Locate every line below that contains the word "code" and copy it.

(Records shown)
+-------+

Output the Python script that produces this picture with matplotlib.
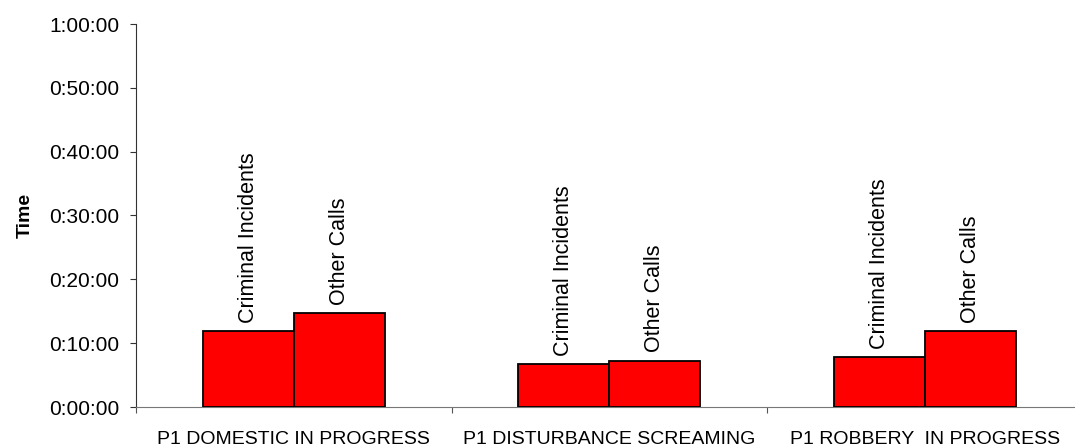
import matplotlib
matplotlib.use("Agg")
import matplotlib.pyplot as plt
from matplotlib.ticker import FuncFormatter, FixedLocator
import numpy as np

plt.rcParams['font.family'] = ['Liberation Sans', 'DejaVu Sans']

categories = ["P1 DOMESTIC IN PROGRESS", "P1 DISTURBANCE SCREAMING", "P1 ROBBERY  IN PROGRESS"]
series_names = ["Criminal Incidents", "Other Calls"]
# minutes
criminal = [11.9, 6.7, 7.8]
other = [14.7, 7.25, 11.9]

fig = plt.figure(figsize=(10.75, 4.48), dpi=100)
ax = fig.add_axes([136/1075, 1-407/448, 946.5/1075, 383/448])

x = np.arange(len(categories))
w = 0.289
for vals, off, name in [(criminal, -w/2, series_names[0]), (other, w/2, series_names[1])]:
    ax.bar(x + off, vals, width=w, color='#ff0000', edgecolor='black', linewidth=1.3, zorder=3)
    for xi, v in zip(x + off, vals):
        ax.annotate(name, (xi, v), xytext=(0, 6), textcoords='offset points',
                    rotation=90, ha='center', va='bottom', fontsize=15.5)

ax.set_xlim(-0.5, len(categories) - 0.5)
ax.set_ylim(0, 60)
ax.set_yticks(np.arange(0, 61, 10))

def fmt(v, pos):
    total = int(round(v * 60))
    h = total // 3600
    m = (total % 3600) // 60
    s = total % 60
    return f"{h}:{m:02d}:{s:02d}"
ax.yaxis.set_major_formatter(FuncFormatter(fmt))

ax.xaxis.set_major_locator(FixedLocator(np.arange(len(categories) + 1) - 0.5))
ax.xaxis.set_major_formatter(FuncFormatter(lambda v, p: ""))
ax.set_xticks(x, minor=True)
ax.set_xticklabels(categories, minor=True)
ax.tick_params(axis='x', which='minor', length=0, pad=17, labelsize=14)
ax.tick_params(axis='x', which='major', length=4, direction='out', color='#555555')
ax.tick_params(axis='y', length=4, direction='out', labelsize=15, pad=8, color='#333333')

for s in ['top', 'right']:
    ax.spines[s].set_visible(False)
ax.spines['left'].set_color('#333333')
ax.spines['bottom'].set_color('#777777')

ax.set_ylabel("Time", fontsize=14, fontweight='bold', labelpad=11)

fig.savefig("out.png", dpi=100)
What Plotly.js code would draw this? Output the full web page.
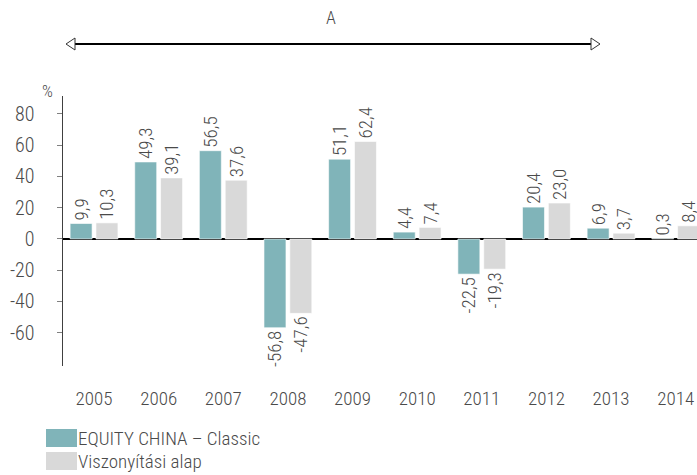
<!DOCTYPE html>
<html>
<head>
<meta charset="utf-8">
<script src="https://cdn.plot.ly/plotly-3.0.1.min.js"></script>
<style>html,body{margin:0;padding:0;background:#fff;}#chart{width:697px;height:475px;}</style>
</head>
<body>
<div id="chart"></div>
<script>
const years = ['2005','2006','2007','2008','2009','2010','2011','2012','2013','2014'];
const seriesNames = ['EQUITY CHINA – Classic', 'Viszonyítási alap'];
const equityValues = [9.9, 49.3, 56.5, -56.8, 51.1, 4.4, -22.5, 20.4, 6.9, 0.3];
const benchmarkValues = [10.3, 39.1, 37.6, -47.6, 62.4, 7.4, -19.3, 23.0, 3.7, 8.4];
const yTickVals = [-60, -40, -20, 0, 20, 40, 60, 80];
const periodLabel = 'A';
const unitLabel = '%';

const colors = ['#80b4b9', '#d9d9d9'];
const textColor = '#4a4a4a';
const FONT = '"Liberation Sans Narrow", "Roboto Condensed", "DejaVu Sans Condensed", sans-serif';

const W = 697, H = 475;
const M = {l: 63, r: 0, t: 96, b: 109};
const plotW = W - M.l - M.r, plotH = H - M.t - M.b;
const px = X => (X - M.l) / plotW;
const py = Y => (H - M.b - Y) / plotH;

const fmt = v => v.toFixed(1).replace('.', ',');

function barTrace(name, vals, color) {
  return {
    type: 'bar',
    name: name,
    x: years,
    y: vals,
    text: vals.map(fmt),
    textposition: 'outside',
    textangle: -90,
    constraintext: 'none',
    cliponaxis: false,
    textfont: {family: FONT, size: 19, color: textColor, weight: 300},
    marker: {color: color, line: {color: 'rgba(255,255,255,0.6)', width: 1}},
    hoverinfo: 'x+y',
    showlegend: false
  };
}

const data = [
  barTrace(seriesNames[0], equityValues, colors[0]),
  barTrace(seriesNames[1], benchmarkValues, colors[1])
];

// arrow
const ay = 44, ax0 = 66, ax1 = 600, headL = 9, headH = 6;
const shapes = [
  {type: 'line', xref: 'paper', yref: 'paper', x0: px(ax0 + headL), x1: px(ax1 - headL), y0: py(ay), y1: py(ay),
   line: {color: '#000', width: 2}},
  {type: 'path', xref: 'paper', yref: 'paper',
   path: `M ${px(ax0)} ${py(ay)} L ${px(ax0 + headL)} ${py(ay - headH)} L ${px(ax0 + headL)} ${py(ay + headH)} Z`,
   fillcolor: '#fff', line: {color: '#333', width: 1}},
  {type: 'path', xref: 'paper', yref: 'paper',
   path: `M ${px(ax1)} ${py(ay)} L ${px(ax1 - headL)} ${py(ay - headH)} L ${px(ax1 - headL)} ${py(ay + headH)} Z`,
   fillcolor: '#fff', line: {color: '#333', width: 1}}
];

// custom legend swatches
const legY = [438, 461];
seriesNames.forEach((n, i) => {
  shapes.push({type: 'rect', xref: 'paper', yref: 'paper', x0: px(46), x1: px(77), y0: py(legY[i] - 9), y1: py(legY[i] + 9),
    fillcolor: colors[i], line: {width: 0}});
});

const annotations = [
  {text: periodLabel, xref: 'paper', yref: 'paper', x: px(331), y: py(18), showarrow: false,
   font: {family: FONT, size: 18, color: textColor, weight: 300}, xanchor: 'center', yanchor: 'middle'},
  {text: unitLabel, xref: 'paper', yref: 'paper', x: px(47), y: py(91), showarrow: false,
   font: {family: FONT, size: 17, color: textColor, weight: 300}, xanchor: 'center', yanchor: 'middle'}
];
seriesNames.forEach((n, i) => {
  annotations.push({text: n, xref: 'paper', yref: 'paper', x: px(76), y: py(legY[i]), showarrow: false,
    xanchor: 'left', yanchor: 'middle', font: {family: FONT, size: 19, color: textColor, weight: 300}});
});

const layout = {
  width: W, height: H,
  margin: M,
  paper_bgcolor: '#fff', plot_bgcolor: '#fff',
  barmode: 'group',
  bargap: 0.2,
  bargroupgap: 0.15,
  showlegend: false,
  font: {family: FONT, color: textColor},
  xaxis: {
    type: 'category',
    range: [-0.48, 9.33],
    showline: false, showgrid: false, zeroline: false,
    ticks: '', ticklabelstandoff: 19,
    tickfont: {family: FONT, size: 19, color: textColor, weight: 300}
  },
  yaxis: {
    range: [-81.3, 91.5],
    tickvals: yTickVals,
    ticktext: yTickVals.map(String),
    showgrid: false,
    showline: true, linecolor: '#404040', linewidth: 1.5,
    ticks: 'outside', ticklen: 5, tickcolor: '#808080', tickwidth: 1,
    ticklabelstandoff: 18,
    zeroline: true, zerolinecolor: '#000', zerolinewidth: 1.5,
    tickfont: {family: FONT, size: 20, color: textColor, weight: 300}
  },
  shapes: shapes,
  annotations: annotations
};

Plotly.newPlot('chart', data, layout, {staticPlot: true, displayModeBar: false});
</script>
</body>
</html>
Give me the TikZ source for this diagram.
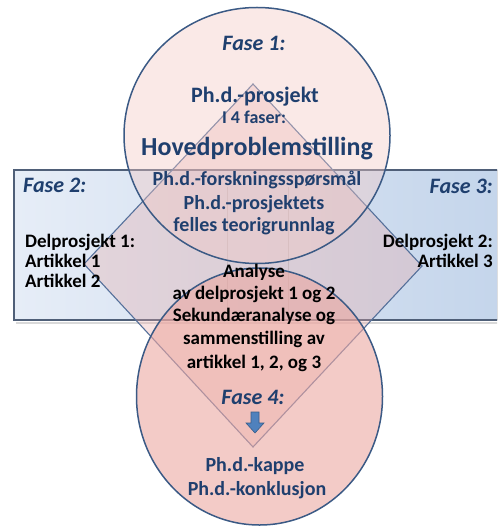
\documentclass[tikz,border=0pt]{standalone}
\usepackage{fontspec}
\setmainfont{Carlito}
\definecolor{dblue}{HTML}{1F3F6E}
\definecolor{rectL}{HTML}{E6EDF7}
\definecolor{rectR}{HTML}{C4D5EB}
\definecolor{rectline}{HTML}{4F5F78}
\definecolor{circline}{HTML}{3B5A85}
\definecolor{diamline}{HTML}{55709A}
\definecolor{pinkA}{HTML}{F2C8C4}
\definecolor{pinkB}{HTML}{EBA8A2}
\definecolor{pinkD}{HTML}{E8A8A4}
\definecolor{arrowfill}{HTML}{4F81BD}
\definecolor{arrowline}{HTML}{385D8A}
\tikzset{
  bluet/.style={font=\bfseries\fontsize{20}{24}\selectfont, text=dblue, inner sep=0pt, anchor=base},
  fase/.style={font=\bfseries\itshape\fontsize{22}{26}\selectfont, text=dblue, inner sep=0pt, anchor=base},
  blk/.style={font=\bfseries\fontsize{19}{22}\selectfont, text=black, inner sep=0pt, anchor=base},
  circ/.style={draw=circline, line width=1.5pt},
}
\begin{document}
\begin{tikzpicture}[x=1pt,y=-1pt]
\useasboundingbox (0,0) rectangle (497,526);
% rectangle (phases 2 and 3)
\begin{scope}
\clip (0,0) rectangle (497,526);
\fill[left color=rectL, right color=rectR] (14,170) rectangle (505,320);
\draw[black, opacity=0.15, line width=2pt] (16,322.5) -- (505,322.5);
\draw[rectline, line width=2pt] (505,170) -- (14,170) -- (14,320) -- (505,320);
\end{scope}
% faint vertical lines
\draw[gray, opacity=0.3, line width=0.8pt] (227,187) -- (227,313);
\draw[gray, opacity=0.3, line width=0.8pt] (288,187) -- (288,313);
% diamond
\coordinate (dt) at (253,84);
\coordinate (dr) at (422,266);
\coordinate (db) at (253,447);
\coordinate (dl) at (84,264);
\filldraw[fill=pinkD, fill opacity=0.32, draw=diamline, line width=1.1pt] (dt) -- (dr) -- (db) -- (dl) -- cycle;
% circles
\filldraw[circ, fill=pinkA, fill opacity=0.4] (257,135.5) ellipse [x radius=133pt, y radius=128pt];
\filldraw[circ, fill=pinkB, fill opacity=0.6] (259.5,396.5) ellipse [x radius=123pt, y radius=128.5pt];
% arrow
\filldraw[fill=arrowfill, draw=arrowline, line width=0.6pt]
  (251,412) -- (259,412) -- (259,423) -- (264,423) -- (255,433) -- (246,423) -- (251,423) -- cycle;
% texts phase 1
\node[fase] (f1) at (254,51) {Fase 1:};
\node[bluet, font=\bfseries\fontsize{22}{26}\selectfont] (p1) at (255,103) {Ph.d.-prosjekt};
\node[bluet, font=\bfseries\fontsize{18}{21}\selectfont] (p2) at (254,124) {I 4 faser:};
\node[bluet, font=\bfseries\fontsize{26}{30}\selectfont] (p3) at (257,156) {Hovedproblemstilling};
\node[bluet] (p4) at (257,186) {Ph.d.-forskningsspørsmål};
\node[bluet] (p5) at (254,210) {Ph.d.-prosjektets};
\node[bluet] (p6) at (254,232) {felles teorigrunnlag};
% phase 2
\node[fase, anchor=base west] (f2) at (23,193) {Fase 2:};
\node[blk, anchor=base west] (l1) at (25,247) {Delprosjekt 1:};
\node[blk, anchor=base west] (l2) at (25,267) {Artikkel 1};
\node[blk, anchor=base west] (l3) at (25,287) {Artikkel 2};
% phase 3
\node[fase, anchor=base east] (f3) at (493,194) {Fase 3:};
\node[blk, anchor=base east] (r1) at (493,247) {Delprosjekt 2:};
\node[blk, anchor=base east] (r2) at (493,267) {Artikkel 3};
% centre
\node[blk] (c1) at (254,277) {Analyse};
\node[blk] (c2) at (254,299) {av delprosjekt 1 og 2};
\node[blk] (c3) at (254,321) {Sekundæranalyse og};
\node[blk] (c4) at (254,344) {sammenstilling av};
\node[blk] (c5) at (254,368) {artikkel 1, 2, og 3};
% phase 4
\node[fase] (f4) at (253,404) {Fase 4:};
\node[bluet] (k1) at (255,471) {Ph.d.-kappe};
\node[bluet] (k2) at (257,495) {Ph.d.-konklusjon};
\end{tikzpicture}
\end{document}
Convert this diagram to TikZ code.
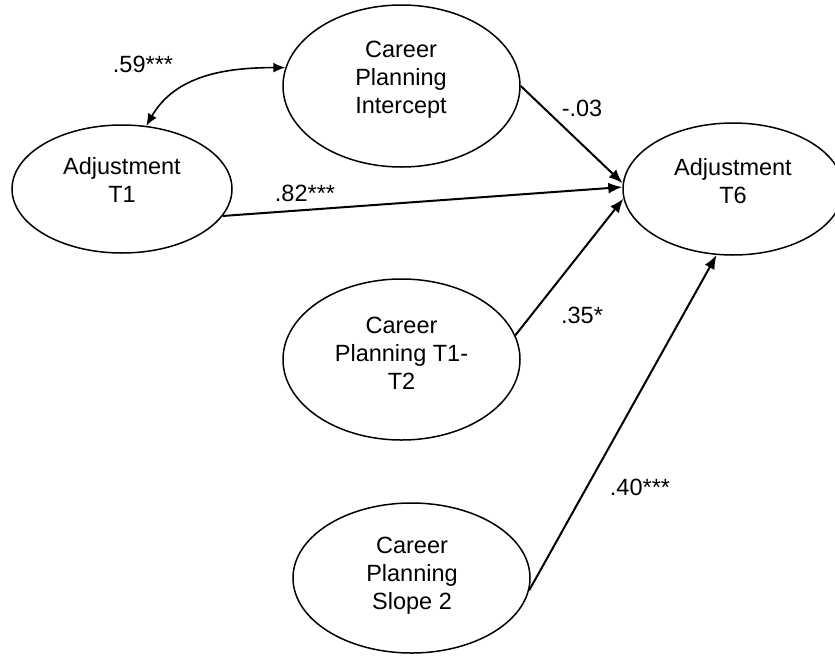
\documentclass[tikz,border=0pt]{standalone}
\usepackage{fontspec}
\setmainfont{Liberation Sans}
\usetikzlibrary{shapes.geometric,arrows.meta}
\begin{document}
\begin{tikzpicture}[x=1pt,y=-1pt,
  latent/.style={ellipse,draw,line width=1.5pt,inner sep=0pt},
  caption/.style={align=center,font=\fontsize{23.5}{28}\selectfont,inner sep=0pt},
  coef/.style={font=\fontsize{23.5}{28}\selectfont,inner sep=0pt},
  regpath/.style={line width=2pt,-{Latex[length=14pt,width=11pt]}},
  covpath/.style={line width=1.6pt,{Latex[length=12pt,width=10pt]}-{Latex[length=12pt,width=10pt]}}]
\useasboundingbox (0,0) rectangle (835,656);

% latent variables
\node[latent,minimum width=237pt,minimum height=162pt] (icpt) at (401.5,86) {};
\node[latent,minimum width=220pt,minimum height=128pt] (t1) at (122,189) {};
\node[latent,minimum width=220pt,minimum height=132pt] (t6) at (733,189) {};
\node[latent,minimum width=237pt,minimum height=161pt] (t12) at (401.5,359.5) {};
\node[latent,minimum width=237pt,minimum height=150pt] (slope) at (411.5,578) {};

% their captions
\node[caption] (icpttxt) at (401,80) {Career\\Planning\\Intercept};
\node[caption] (t1txt) at (122,180) {Adjustment\\T1};
\node[caption] (t6txt) at (733,181) {Adjustment\\T6};
\node[caption] (t12txt) at (401.5,353) {Career\\Planning T1-\\T2};
\node[caption] (slopetxt) at (412,576) {Career\\Planning\\Slope 2};

% paths
\draw[regpath] (icpt.0) -- (t6.177);
\draw[regpath] (t1.345) -- (t6.179);
\draw[regpath] (t12.12) -- (t6.185);
\draw[regpath] (slope.354) -- (t6.256);
\draw[covpath] (t1.69) to[out=60,in=180] (icpt.171);

% coefficients
\node[coef] (c59) at (143,64) {.59***};
\node[coef] (c03) at (582,108) {-.03};
\node[coef] (c82) at (305,193) {.82***};
\node[coef] (c35) at (582,315) {.35*};
\node[coef] (c40) at (640,487) {.40***};
\end{tikzpicture}
\end{document}
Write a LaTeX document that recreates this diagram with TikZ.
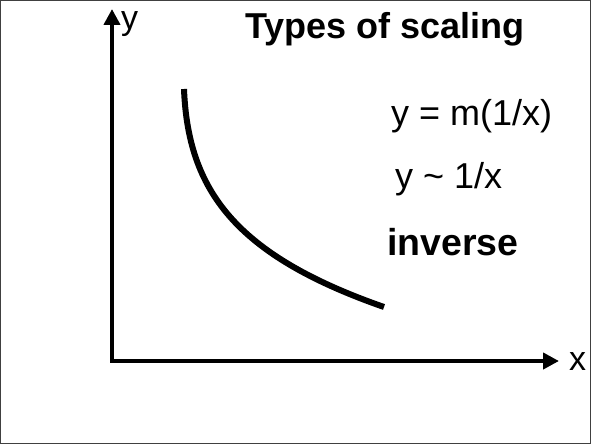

+-------+

(Full solution)
What Plotly.js code would draw this? Output the full web page.
Convert this diagram to TikZ code.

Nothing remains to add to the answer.